More on Statistical Language Translation
DrLudicrous writes "The NYTimes is running an article about how statistical language translation schemes have come of age. Rather than compile an extensive list of words and their literal translations via bilingual human programmers, statistical translation work by comparing texts in both English and another language and 'learning' the other language via statistical methods applied to units called 'N-grams'- e.g. if 'hombre alto' means tall man, and 'hombre grande' means big man, then hombre=man, alto=tall, and grande=big." See our previous story for more info.
If this happens, I suspect this technology will be illegal...
For example, the English word pattern can be translated in French by any of (please excuse the lack of accents, they were stripped when I submitted): modele, exemple, type schema, dessin, motif, maquette, patron, plan, disposition, groupement, repartition, combinaison, diagramme, gabarit, echantillon, tendance, figure, circuit (and probably others as well) depending on the context -- and not just the lexical context, but the meaning.
Previous attempts to automate translation focused on giving computers grammatical and semantic knowledge, in the hope that it could infer some meaning from this and so choose the right equivalents. Despite some success, this approach failed in general, putting machine translation (MT) firmly in the realm of AI. I believe this statistical approach is a step in the wrong direction (back to purely lexical means of analyzing texts with a view to translation).
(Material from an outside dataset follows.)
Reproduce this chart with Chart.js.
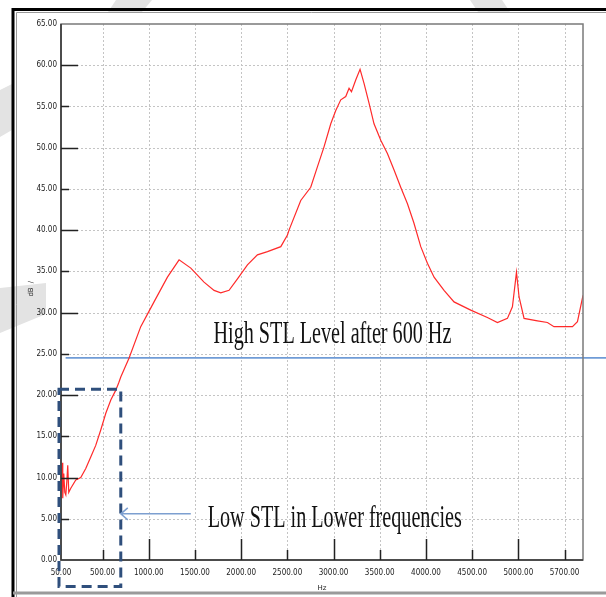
<!DOCTYPE html>
<html lang="en">
<head>
  <meta charset="UTF-8" />
  <title>STL chart</title>
  <script src="https://cdn.jsdelivr.net/npm/chart.js@4.4.0/dist/chart.umd.min.js"></script>
  <style>
    body { margin: 0; background: #fff; }
    #wrap { width: 606px; height: 597px; }
  </style>
</head>
<body>
  <div id="wrap"><canvas id="stlChart" width="606" height="597"></canvas></div>
  <script>
    // measured STL curve (Hz, dB)
    const freqHz = [58, 64, 69, 80, 91, 102, 113, 123, 134, 156, 210, 264, 318, 372, 426, 481, 535, 589, 643, 675,
      697, 787, 913, 1057, 1202, 1328, 1455, 1598, 1707, 1779, 1869, 1960, 2068, 2176, 2285, 2429, 2501, 2518,
      2645, 2753, 2826, 2897, 2970, 3024, 3078, 3132, 3168, 3194, 3240, 3287, 3330, 3384, 3438, 3511, 3583,
      3655, 3727, 3800, 3869, 3944, 4016, 4088, 4196, 4304, 4485, 4665, 4774, 4882, 4936, 4980, 5008, 5062, 5207,
      5315, 5386, 5586, 5640, 5700];
    const stlDb = [10.0, 11.8, 7.5, 10.5, 8.2, 7.9, 9.5, 11.5, 8.2, 8.7, 9.7, 10.0, 11.1, 12.5, 13.9, 15.8, 17.8, 19.4, 20.6, 21.5,
      22.2, 24.5, 28.3, 31.3, 34.3, 36.4, 35.4, 33.7, 32.7, 32.4, 32.7, 34.1, 35.8, 37.0, 37.4, 38.0, 39.4, 40.0,
      43.6, 45.2, 47.7, 50.1, 52.9, 54.5, 55.8, 56.2, 57.2, 56.8, 58.2, 59.5, 57.8, 55.4, 52.9, 50.9, 49.3,
      47.3, 45.2, 43.2, 40.9, 38.0, 36.0, 34.3, 32.7, 31.3, 30.3, 29.4, 28.8, 29.3, 30.7, 34.9, 31.9, 29.3, 29.0,
      28.8, 28.3, 28.3, 28.9, 32.1];

    // axis ticks
    const xTicks = [50, 500, 1000, 1500, 2000, 2500, 3000, 3500, 4000, 4500, 5000, 5500];
    const xTickLabels = ['50.00', '500.00', '1000.00', '1500.00', '2000.00', '2500.00', '3000.00',
      '3500.00', '4000.00', '4500.00', '5000.00', '5700.00'];
    const yMin = 0, yMax = 65, yStep = 5;

    // annotations
    const levelDb = 24.5;
    const levelHz = [100, 5960];
    const lowBoxHz = [50, 697];
    const lowBoxDb = [-3.2, 20.7];
    const arrowHz = [1455, 697];
    const arrowDb = 5.6;
    const highText = 'High STL Level after 600 Hz';
    const highTextAt = [2988, 26.3];
    const lowText = 'Low STL in Lower frequencies';
    const lowTextAt = [3013, 4.0];

    const decor = {
      id: 'decor',
      beforeDraw(chart) {
        const c = chart.ctx, W = chart.width, H = chart.height;
        c.save();
        c.fillStyle = '#fff';
        c.fillRect(0, 0, W, H);
        // faint watermark shapes from the source page
        c.fillStyle = '#e3e3e3';
        [[[116, 0], [152, 0], [142, 12], [108, 12]],
         [[470, 0], [502, 0], [510, 12], [478, 12]],
         [[0, 90], [12, 84], [12, 130], [0, 137]],
         [[0, 288], [46, 283], [46, 314], [0, 333]]].forEach(p => {
          c.beginPath();
          c.moveTo(p[0][0], p[0][1]);
          p.slice(1).forEach(q => c.lineTo(q[0], q[1]));
          c.closePath();
          c.fill();
        });
        // outer frame
        c.strokeStyle = '#000';
        c.lineWidth = 3;
        c.beginPath();
        c.moveTo(13, H); c.lineTo(13, 9.5); c.lineTo(W, 9.5);
        c.stroke();
        c.strokeStyle = '#999';
        c.lineWidth = 1;
        c.beginPath();
        c.moveTo(16.5, H); c.lineTo(16.5, 12.5); c.lineTo(W, 12.5);
        c.stroke();
        c.strokeStyle = '#9a9a9a';
        c.lineWidth = 3;
        c.beginPath();
        c.moveTo(13, 593); c.lineTo(W, 593);
        c.stroke();
        c.restore();
      },
      beforeDatasetsDraw(chart) {
        // dotted grid at the tick positions
        const c = chart.ctx, a = chart.chartArea;
        const xs = chart.scales.x, ys = chart.scales.y;
        c.save();
        c.strokeStyle = '#c4c4c4';
        c.lineWidth = 1;
        c.setLineDash([2, 2]);
        c.beginPath();
        xTicks.slice(1).forEach(v => {
          const px = Math.round(xs.getPixelForValue(v)) + 0.5;
          c.moveTo(px, a.top); c.lineTo(px, a.bottom);
        });
        for (let v = yMin + yStep; v < yMax; v += yStep) {
          const py = Math.round(ys.getPixelForValue(v)) + 0.5;
          c.moveTo(a.left, py); c.lineTo(a.right, py);
        }
        c.stroke();
        c.restore();
      },
      afterDraw(chart) {
        const c = chart.ctx, a = chart.chartArea;
        const xs = chart.scales.x, ys = chart.scales.y;
        c.save();
        // plot frame
        c.strokeStyle = '#7a7a7a';
        c.lineWidth = 1.5;
        c.strokeRect(a.left, a.top, a.right - a.left, a.bottom - a.top);
        c.strokeStyle = '#333';
        c.beginPath();
        c.moveTo(a.left, a.top); c.lineTo(a.left, a.bottom); c.lineTo(a.right, a.bottom);
        c.stroke();

        // inward tick marks
        c.strokeStyle = '#222';
        c.lineWidth = 1.5;
        c.beginPath();
        xTicks.slice(1).forEach(v => {
          const px = Math.round(xs.getPixelForValue(v)) + 0.5;
          const len = v % 1000 === 0 ? 21 : 10;
          c.moveTo(px, a.bottom); c.lineTo(px, a.bottom - len);
        });
        for (let v = yMin + yStep; v < yMax; v += yStep) {
          const py = Math.round(ys.getPixelForValue(v)) + 0.5;
          const len = v % 10 === 0 ? 17 : 8;
          c.moveTo(a.left, py); c.lineTo(a.left + len, py);
        }
        c.stroke();

        // y title
        c.fillStyle = '#222';
        c.font = "7px 'DejaVu Sans', sans-serif";
        c.translate(31, (a.top + a.bottom) / 2);
        c.rotate(-Math.PI / 2);
        c.textAlign = 'center';
        c.textBaseline = 'middle';
        c.fillText('dB', 0, 0);
        c.fillText('/', 10, 0);
        c.restore();

        // dashed box around the low-frequency region
        c.save();
        c.strokeStyle = '#2f4f7c';
        c.lineWidth = 3;
        c.setLineDash([10, 6]);
        const bx0 = xs.getPixelForValue(lowBoxHz[0]) - 2, bx1 = xs.getPixelForValue(lowBoxHz[1]);
        const by0 = ys.getPixelForValue(lowBoxDb[1]), by1 = ys.getPixelForValue(lowBoxDb[0]);
        c.strokeRect(bx0, by0, bx1 - bx0, by1 - by0);
        c.restore();

        // arrow
        c.save();
        const ax0 = xs.getPixelForValue(arrowHz[0]), ax1 = xs.getPixelForValue(arrowHz[1]);
        const ay = ys.getPixelForValue(arrowDb);
        c.strokeStyle = '#7d9fd0';
        c.lineWidth = 1.5;
        c.beginPath();
        c.moveTo(ax0, ay); c.lineTo(ax1, ay);
        c.moveTo(ax1 + 7, ay - 6); c.lineTo(ax1, ay); c.lineTo(ax1 + 7, ay + 6);
        c.stroke();
        c.restore();

        // text labels (narrow serif)
        const label = (txt, at) => {
          c.save();
          c.translate(xs.getPixelForValue(at[0]), ys.getPixelForValue(at[1]));
          c.scale(0.65, 1);
          c.font = "31px 'Liberation Serif', 'Times New Roman', serif";
          c.fillStyle = '#111';
          c.textAlign = 'center';
          c.textBaseline = 'alphabetic';
          c.fillText(txt, 0, 0);
          c.restore();
        };
        label(highText, highTextAt);
        label(lowText, lowTextAt);
      }
    };

    const ctx = document.getElementById('stlChart').getContext('2d');
    new Chart(ctx, {
      type: 'line',
      data: {
        datasets: [
          {
            data: freqHz.map((f, i) => ({ x: f, y: stlDb[i] })),
            borderColor: '#ff2a2a',
            borderWidth: 1.2,
            pointRadius: 0,
            tension: 0,
            fill: false
          },
          {
            data: levelHz.map(f => ({ x: f, y: levelDb })),
            borderColor: '#6f9bd6',
            borderWidth: 1.8,
            pointRadius: 0,
            fill: false,
            clip: false
          }
        ]
      },
      options: {
        responsive: false,
        animation: false,
        layout: { padding: { top: 24, right: 23, left: 0, bottom: 0 } },
        plugins: {
          legend: { display: false },
          tooltip: { enabled: false }
        },
        scales: {
          x: {
            type: 'linear',
            min: 50,
            max: 5700,
            afterBuildTicks: s => { s.ticks = xTicks.map(v => ({ value: v })); },
            afterFit: s => { s.height = 37; },
            ticks: {
              autoSkip: false,
              maxRotation: 0,
              padding: 8,
              color: '#222',
              font: { family: "'Liberation Sans Narrow', 'DejaVu Sans Condensed', sans-serif", size: 8 },
              callback: (v, i) => xTickLabels[i]
            },
            grid: { display: false, drawTicks: false },
            border: { display: false },
            title: {
              display: true,
              text: 'Hz',
              color: '#222',
              font: { family: "'DejaVu Sans', sans-serif", size: 7 },
              padding: { top: 0, bottom: 5 }
            }
          },
          y: {
            min: yMin,
            max: yMax,
            afterFit: s => { s.width = 61; },
            ticks: {
              stepSize: yStep,
              padding: 4,
              color: '#222',
              font: { family: "'Liberation Sans Narrow', 'DejaVu Sans Condensed', sans-serif", size: 8 },
              callback: v => v.toFixed(2)
            },
            grid: { display: false, drawTicks: false },
            border: { display: false }
          }
        }
      },
      plugins: [decor]
    });
  </script>
</body>
</html>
Further progress in MT will come from AI.
This doesn't detract from the ways in which computers have been useful to translators -- in the area of computer-assisted translation (translation memory, localization, terminology databases, etc.)
The other point is it's a lot harder to get a good-quality parallel corpus than you'd think (even in the Internet age -- most of the stuff on the Internet is crap anyway).
It's not the idea of using computers in translation that I think is limited, just this approach.
Artificial neural nets are one way to do this, but statistical methods are more or less analogous and have the advantage of being highly optimizable. Personally I don't understand the details, but Very Smart Mathematicians have found ways to optimize models like Singular Value Decompositions (SVDs) so that they can be calculated orders of magnitude faster than models that cannot be represent as formally using mathematics.
The bottom line is that statistical methods are probably the way that we will end up producing brain-like behavior on computers, and the fact that there are promising results already is heartening. Yes, for truly intelligent behavior a lot of domain knowledge will also be needed, as you point out. But I don't see any reason why the extraction and mapping of this knowledge couldn't also be achieved with large training corpora and statistical methods, rather than hand-crafting.
Peer Pressure
It may be possible for this approach to address that issue somewhat. Statistics can be collected not only on associations of words with other words, but also on associations of groups of words or phrases with others. So if the translator has learned from documents in which the phrase "put it down" appears near the word "ill" and the word "dog," and from other documents in which the phrase is associated with the word "heavy," it can make a good guess.
Clearly, it would need to learn from a tremendous amount of input data before it could begin to approach the experience of a human, and hence make guesses of similar quality to a human translator. However, the amount of available source material is increasing so rapidly that it may be possible for a translator to get pretty darn smart this way.